For me: take my beliefs about the wrangle over Ayodhya. Some are: The BJP sees it as a purely political pack horse, to be ridden as long as it can travel political miles. A historical wrong from the 16th century is not righted by destruction today. The whole temple movement has little to do with history and faith anyway, and everything to do with showing Muslims they will never be equal Indian citizens. Which is why December 6, 1992, was a day of shame and tragedy for India. You get the picture.

These have counters on the other side of the fence. I don't like them, but they are there: That mosque was a sign of Hindu, and Indian, subjugation; that's why it had to be removed. Many in the BJP believe so -- certainly many of its supporters do so -- and to them it is truly more than just a political bandwagon. To Hindus, that is sacred ground because Ram was born there. For these reasons, December 6, 1992, was a day of Hindu, and Indian, honour and redemption. A day of celebration. You get the picture again.

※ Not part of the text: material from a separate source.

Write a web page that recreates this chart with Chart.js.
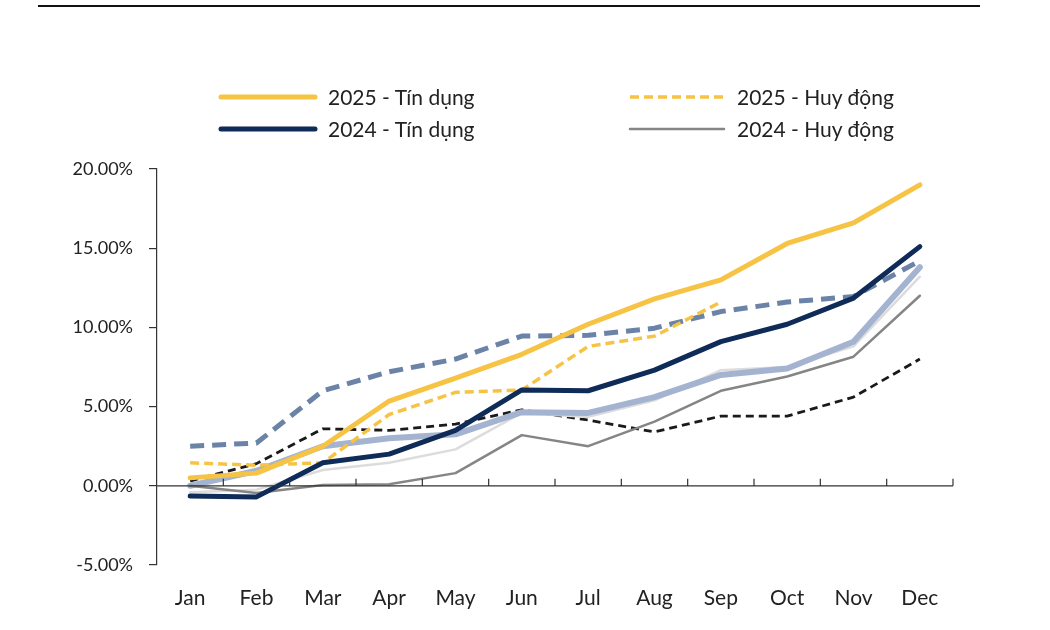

Any solution to this Ayodhya mess will have to bridge the yawning gulf between these positions: find a compromise. No compromise is possible if I cling righteously to my views and expect you to throw away yours. So I am faced with the question: which of my beliefs am I willing to give up?

Believe me, I think about this a lot. I have some ideas, though for now they will remain unshared. Meanwhile, which beliefs are you, are each of us, willing to give up? How many of us can find the courage Shlomo Ben-Ami did?

Principle #4: Question everything. Everyone. Yes, me included, this column included. Your hatreds, my hatreds, definitely included.